KENNETH WAYNE RAGLE
The following bio was
taken from page 353 of the book entitled “Rusk County History” compiled and
edited and used with permission of the Rusk County Historical Commission.
Transcribed by Claudia
Schuster
Submitted by Gloria
Briley Mayfield, Rusk County TX Coordinator
I, Kenneth W. Ragle, was born December 11,
1944, in Little Rock, Arkansas. When
I was four or five days old, my mother, Betty Jo Black Ragle, brought me to the
Rusk County Community of Crossroads to live with my grandparents, Edd and Julia
B. Black. I lived with them until I
was five or six years old, when my mother married Bobby Y. Walker.
I have many memorable days of my growing up
in Rusk County, living with my grandparents.
Granny Black cooked on a wood stove, and we had a wood-burning heater in
the house. At this time, Aunt Annie
Belle, Aunt Mary, and Uncle Tom Black lived with us.
Aunt Mary, whom I admired the most, would take me everywhere with her.
We loved to go to the picture show and probably saw every western ever
shown at the Texas and Crim theaters in Kilgore.
Then we could go to a show for nine or eleven cents.
When the price went to sixteen cents, we slowed down.
After every movie, we would go across the railroad tracks and get a coney
island, which was just a big old juicy hot dog with mustard, onions, and chili.
Grandpa Black was probably the greatest man
that ever lived. He would take me
with him farming, fox hunting, and even to the Reo Palm Isle Wednesday matinee,
where he loved to dance. Even when
we were fox hunting and the dogs would begin to howl, Gramps would start
dancing. Granny didn’t like
Gramps’ dancing, but she put up with it.
After a move to the Monroe Community, I
started school at Crossroads, a three-room school.
Mr. Julian (Shorty) Drennan was our principal and fifth grade teacher.
I remember my first grade teacher, Mrs. Vivian Hale, and her husband,
Errette Hale, who was a highway patrolman.

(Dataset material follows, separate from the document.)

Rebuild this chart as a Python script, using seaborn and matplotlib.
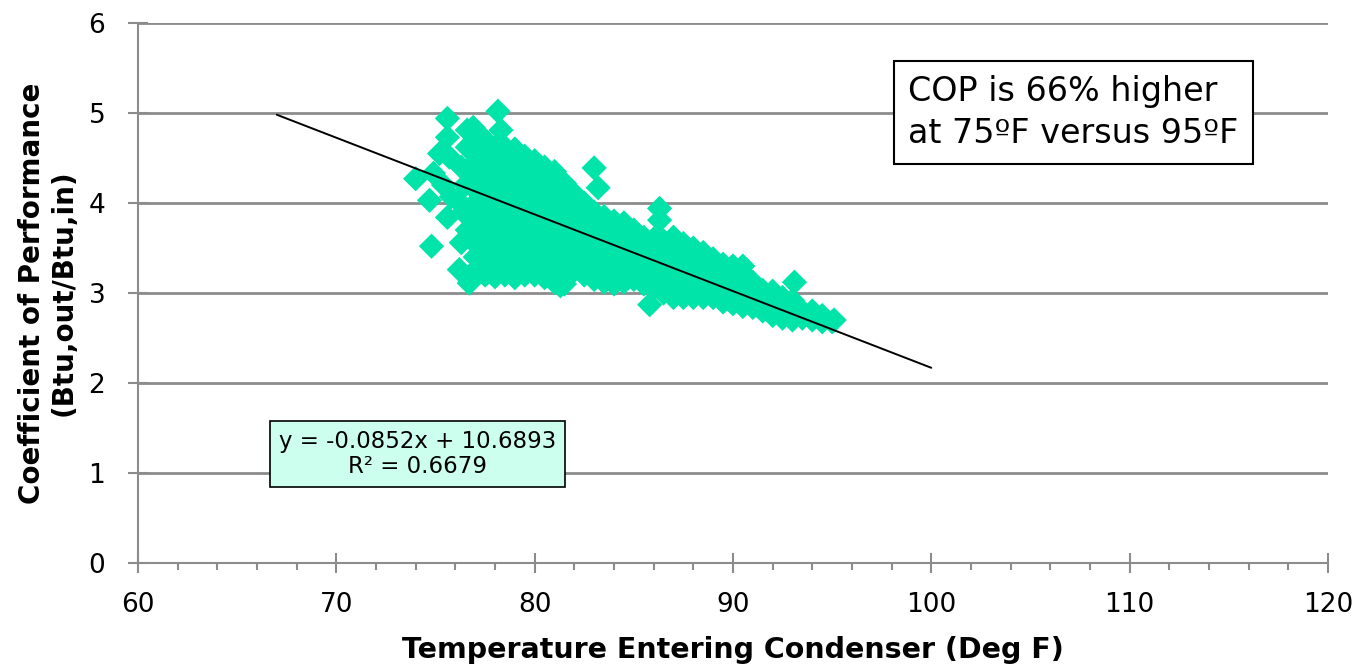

He fascinated all of us kids. The
six students in my sixth grade class were Ralph Minor, James Walker, Wayne
Moore, Linda McGeehee, Rose Toon, and I. Grandma
Annie D., Daddy’s mother, was a cook at Crossroads Elementary.

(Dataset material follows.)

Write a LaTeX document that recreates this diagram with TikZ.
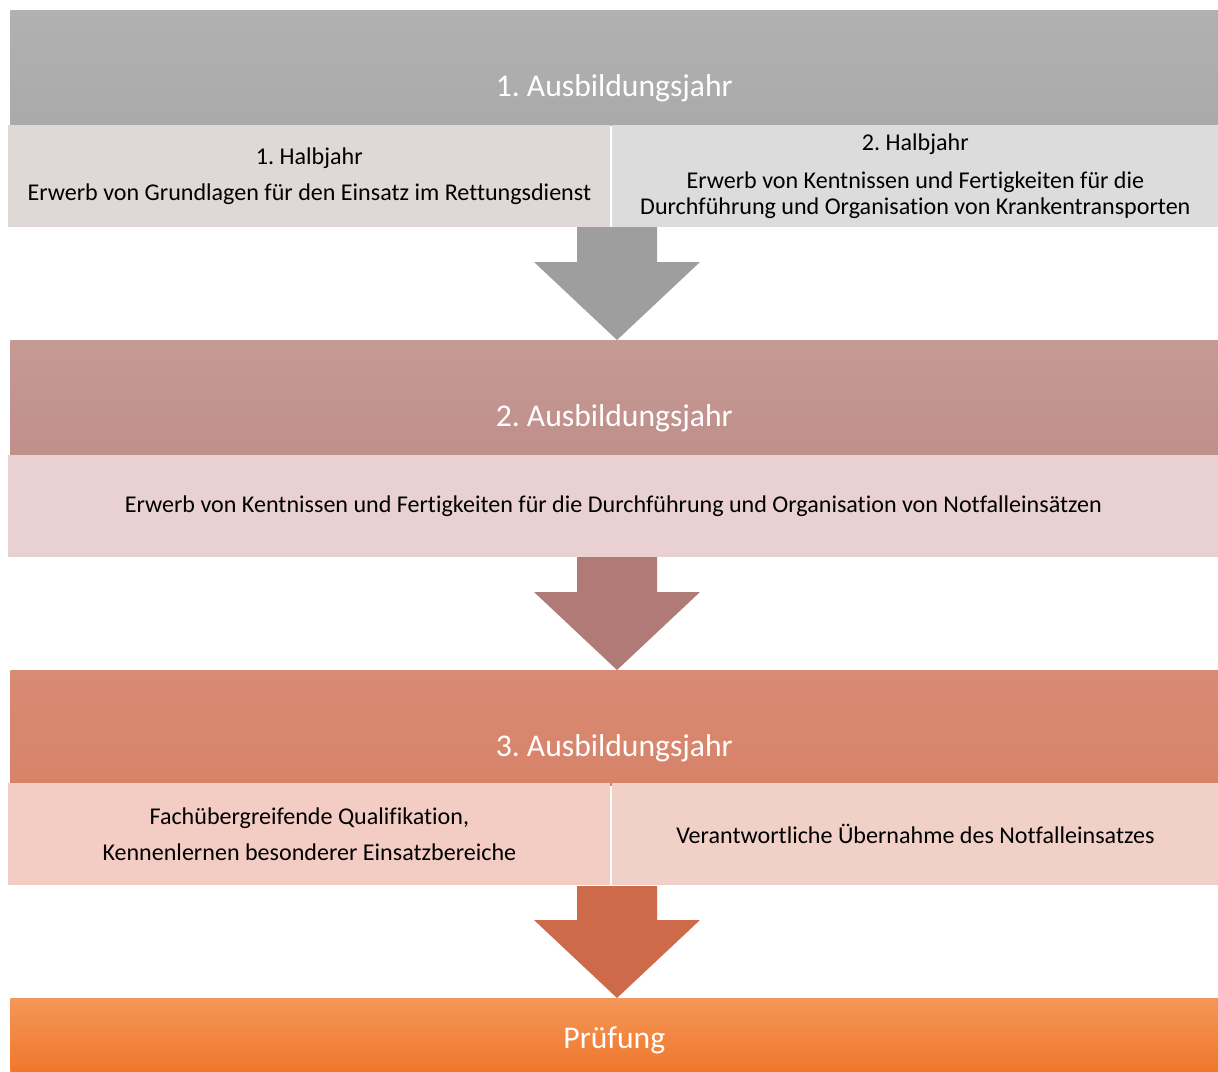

That is where I learned to make my first money.
I didn’t like salmon patties, so I sold mine for a nickel and bought
candy at Hawkin’s Store.
Finally, I learned to wear shoes and attended
Kilgore Junior High and Kilgore High School.
Then I went on to Kilgore Junior College.

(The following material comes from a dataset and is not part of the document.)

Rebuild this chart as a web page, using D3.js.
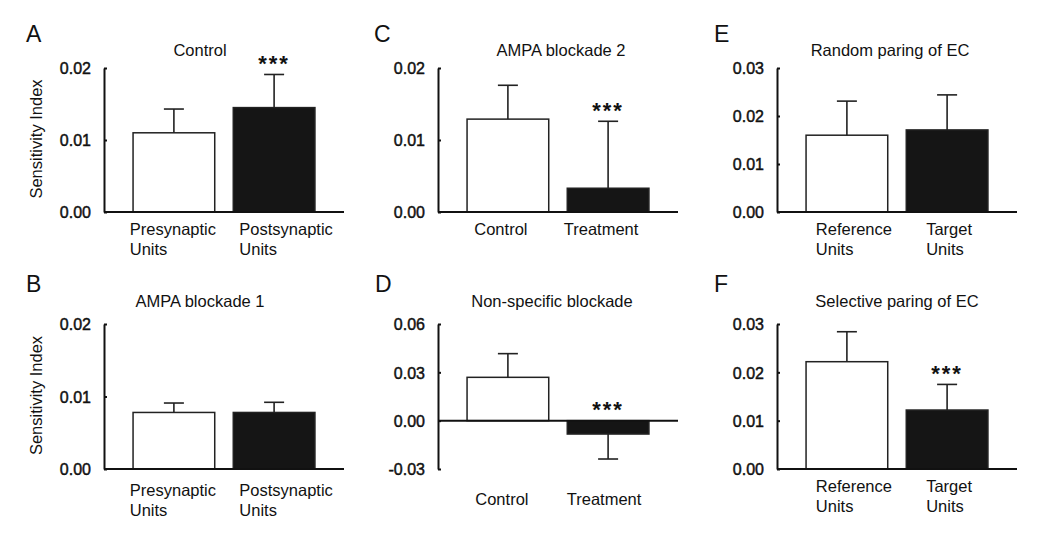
<!DOCTYPE html>
<html><head><meta charset="utf-8">
<script src="https://cdn.jsdelivr.net/npm/d3@7"></script>
<style>
body{margin:0;background:#fff;}
svg text{font-family:"Liberation Sans",Arial,sans-serif;fill:#111;}
</style></head>
<body><svg id="chart" width="1050" height="545"></svg>
<script>
// ---- data ----
const panelLetters = ["A","B","C","D","E","F"];
const panelTitles = ["Control","AMPA blockade 1","AMPA blockade 2","Non-specific blockade","Random paring of EC","Selective paring of EC"];
const categoriesA = [["Presynaptic","Units"],["Postsynaptic","Units"]];
const categoriesB = [["Presynaptic","Units"],["Postsynaptic","Units"]];
const categoriesC = [["Control"],["Treatment"]];
const categoriesD = [["Control"],["Treatment"]];
const categoriesE = [["Reference","Units"],["Target","Units"]];
const categoriesF = [["Reference","Units"],["Target","Units"]];
const meansA = [0.0110, 0.0145];
const semsA  = [0.0033, 0.0046];
const meansB = [0.0078, 0.0078];
const semsB  = [0.0013, 0.0014];
const meansC = [0.0129, 0.0033];
const semsC  = [0.0047, 0.0093];
const meansD = [0.0269, -0.0083];
const semsD  = [0.0147, 0.0155];
const meansE = [0.0160, 0.0171];
const semsE  = [0.0071, 0.0073];
const meansF = [0.0222, 0.0122];
const semsF  = [0.0062, 0.0053];
const significantA = [false, true];
const significantB = [false, false];
const significantC = [false, true];
const significantD = [false, true];
const significantE = [false, false];
const significantF = [false, true];
const yDomainA = [0, 0.02], yTicksA = [0, 0.01, 0.02];
const yDomainB = [0, 0.02], yTicksB = [0, 0.01, 0.02];
const yDomainC = [0, 0.02], yTicksC = [0, 0.01, 0.02];
const yDomainD = [-0.03, 0.06], yTicksD = [-0.03, 0, 0.03, 0.06];
const yDomainE = [0, 0.03], yTicksE = [0, 0.01, 0.02, 0.03];
const yDomainF = [0, 0.03], yTicksF = [0, 0.01, 0.02, 0.03];
const yAxisTitle = "Sensitivity Index";

const panels = [
  {cats:categoriesA, m:meansA, s:semsA, sig:significantA, dom:yDomainA, ticks:yTicksA},
  {cats:categoriesB, m:meansB, s:semsB, sig:significantB, dom:yDomainB, ticks:yTicksB},
  {cats:categoriesC, m:meansC, s:semsC, sig:significantC, dom:yDomainC, ticks:yTicksC},
  {cats:categoriesD, m:meansD, s:semsD, sig:significantD, dom:yDomainD, ticks:yTicksD},
  {cats:categoriesE, m:meansE, s:semsE, sig:significantE, dom:yDomainE, ticks:yTicksE},
  {cats:categoriesF, m:meansF, s:semsF, sig:significantF, dom:yDomainF, ticks:yTicksF}
];

// ---- layout ----
const colX = [104, 438, 777];
const plotW = 240;
const rowTop = [68, 324], rowBot = [212, 469];
const titleCx = [200, 200, 561, 552, 890, 897];
const letterX = [26, 26, 374, 375, 714, 714];
const letterBase = [41.7, 291.7];
const labelDx = [[-1, 12], [-1, 12], [-7, -7], [-6, -4], [7, 2], [7, 2]];
const labelGap = [23, 27, 23, 36, 23, 23];
const fmt2 = d3.format(".2f");
const tickFmt = v => fmt2(v).replace("\u2212", "-");

const svg = d3.select("#chart");

panels.forEach((p, i) => {
  const col = Math.floor(i / 2), row = i % 2;
  const x0 = colX[col], x1 = x0 + plotW;
  const y = d3.scaleLinear().domain(p.dom).range([rowBot[row], rowTop[row]]);
  const x = d3.scaleBand().domain(d3.range(p.m.length)).range([x0, x1])
              .paddingInner(0.185).paddingOuter(0.29);
  const g = svg.append("g");

  // panel letter
  g.append("text").attr("x", letterX[i]).attr("y", letterBase[row])
    .style("font-size", "23px").text(panelLetters[i]);
  // title
  g.append("text").attr("x", titleCx[i]).attr("y", row === 0 ? 56 : 307)
    .attr("text-anchor", "middle").style("font-size", "16.5px").text(panelTitles[i]);

  // y axis
  const yAx = d3.axisLeft(y).tickValues(p.ticks).tickSizeInner(-3).tickSizeOuter(0)
    .tickPadding(13).tickFormat(tickFmt);
  const ya = g.append("g").attr("transform", `translate(${x0},0)`).call(yAx);
  ya.select(".domain").attr("stroke", "#111").attr("stroke-width", 2);
  ya.selectAll(".tick line").attr("stroke", "#111").attr("stroke-width", 2);
  ya.selectAll(".tick text").style("font-size", "16px").style("font-family", "Liberation Sans, Arial, sans-serif")
    .attr("fill", "#111").attr("stroke", "#111").attr("stroke-width", 0.45).attr("dy", "0.36em");

  // bars
  g.selectAll("rect.bar").data(p.m).join("rect")
    .attr("x", (d, j) => x(j)).attr("width", x.bandwidth())
    .attr("y", d => y(Math.max(0, d))).attr("height", d => Math.abs(y(d) - y(0)))
    .attr("fill", (d, j) => j === 0 ? "#fff" : "#151515")
    .attr("stroke", "#222").attr("stroke-width", 1.5);

  // error bars (one-sided)
  p.m.forEach((d, j) => {
    const cx = x(j) + x.bandwidth() / 2;
    const end = d >= 0 ? d + p.s[j] : d - p.s[j];
    g.append("line").attr("x1", cx).attr("x2", cx).attr("y1", y(d)).attr("y2", y(end))
      .attr("stroke", "#222").attr("stroke-width", 1.6);
    g.append("line").attr("x1", cx - 10).attr("x2", cx + 10).attr("y1", y(end)).attr("y2", y(end))
      .attr("stroke", "#222").attr("stroke-width", 1.6);
    if (p.sig[j]) {
      const top = d >= 0 ? y(end) : y(0);
      g.append("text").attr("x", cx).attr("y", top - 16 + 12.8)
        .attr("text-anchor", "middle").style("font-size", "22px").style("font-weight", "bold")
        .style("letter-spacing", "2px").text("***");
    }
    // category label
    const lab = g.append("text").style("font-size", "16.5px");
    const lines = p.cats[j];
    lines.forEach((t, k) => {
      lab.append("tspan").attr("y", rowBot[row] + labelGap[i] + k * 19.5).text(t);
    });
    const w = d3.max(lab.selectAll("tspan").nodes(), n => n.getComputedTextLength());
    lab.selectAll("tspan").attr("x", cx - w / 2 + labelDx[i][j]);
  });

  // x axis at zero
  g.append("line").attr("x1", x0).attr("x2", x1).attr("y1", y(0)).attr("y2", y(0))
    .attr("stroke", "#111").attr("stroke-width", 2);

  // y axis title
  if (col === 0) {
    const cy = (rowTop[row] + rowBot[row]) / 2 - 1;
    g.append("text").attr("transform", `translate(42,${cy}) rotate(-90)`)
      .attr("text-anchor", "middle").style("font-size", "16.5px").text(yAxisTitle);
  }
});
</script></body></html>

People were convinced I was majoring in “junior college” because I
spent three years there. What they
did not realize was that I had sausage, wood, barnyard manure, and topsoil
businesses which paid my college expenses.
I grew up with a group of boys: Jack Kennard,
Johnny Leach, Jimmy Oliver, David Beck, and “Old Coon” Lanny Bell. When we went horseback riding or camping, we would take my
first dog, Old Bulger, a pitt bulldog. He
loved to ride in the back of the pickup, and he kept all the other dogs and
snakes away from us. He was
probably the meanest dog that ever lived in East Texas.
During this time, my little brother, Bobby Joe Walker, seven years
younger than I, was growing up.
During high school, I met my wife, the former
Sharon Louise Zevely of Oil Center, a community west of Kilgore. We were in college when we decided to get married.
Then we went to Texas A & M where I received a Bachelor of Science
Degree in agricultural education.
In
1969 we moved to Huntsville, Texas, where I received my Master’s Degree in
agriculture and food technology from Sam Houston State University.
After graduation, I took a position in Waco at a school known then as
James Connally Technical Institute of the Texas A & M University System.
Now the college is known as Texas State Technical Institute.
I helped set up the Meat Processing and Marketing Technology, a program
designed to train retail meat cutters and butcher workers for Texas and the
United States.
Sharon and I have two daughters, Shelly Renee
and Zevely Ann. We live in Elm Mott
Community in McLennan County and are looking forward to moving back to Rusk
County to live on our land located next to Aunt Mary Black’s home.